The first study is an internal assessment by Air Force personnel that is being aided by OSD and our sister services. The second study is an independent assessment by a Federally-Funded Research and Development Center. Both assessments will produce recommendations by the end of December 2008.

Clearly, the Chief and I are committed to acquisition excellence. That's why we are preparing several options for the new administration as they consider the way forward on the F-22 and C-17 production lines, and the source selection strategy for the new tanker. Seven years without a new tanker has disappointed everyone, and has not been a healthy experience for the Air Force, OSD, Congress or industry.

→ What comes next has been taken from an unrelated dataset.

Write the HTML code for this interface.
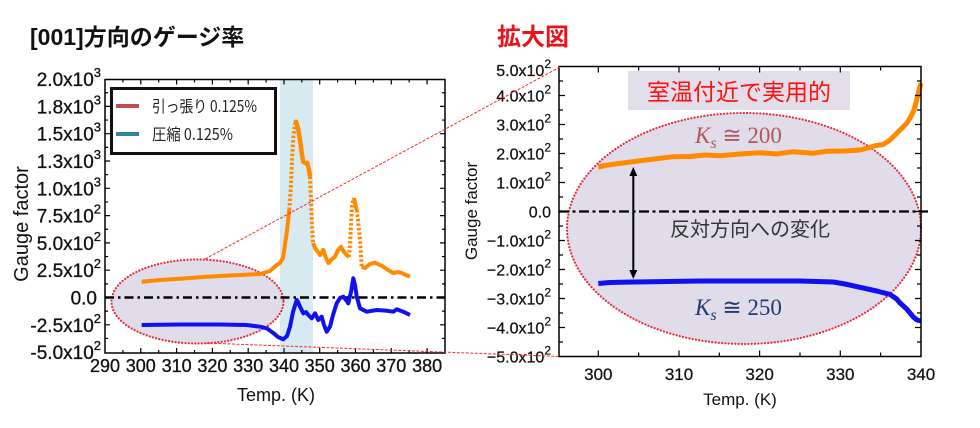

As a new administration prepares to take the reins, it will find an Air Force where funding challenges preclude making the modernization and recapitalization investments on the schedule that we would like. It will find an Air Force that tried to self-fund modernization by cutting end strength, and a Secretary of Defense that agreed the cuts had been too fast and too deep.

It will find an Air Force where new missions have been added to the portfolio, existing missions becoming more complex, and the demand for both from our sister services and interagency partners is high and growing.

It will find an Air Force acquisition community somewhat bruised from its recent experience on KC-X and CSAR-X, but refocused on improving our internal performance.

It will find leadership interested in protecting best value for both the warfighter and the taxpayer, and also interested in effective partnerships with industry.

On that note, I'd like to open up the floor to your questions.

Thank you, once again, for your contributions to our Airmen and the joint team, and for inviting me to join you today. You are vital partners in strengthening America, and we appreciate your support. I look forward to your questions.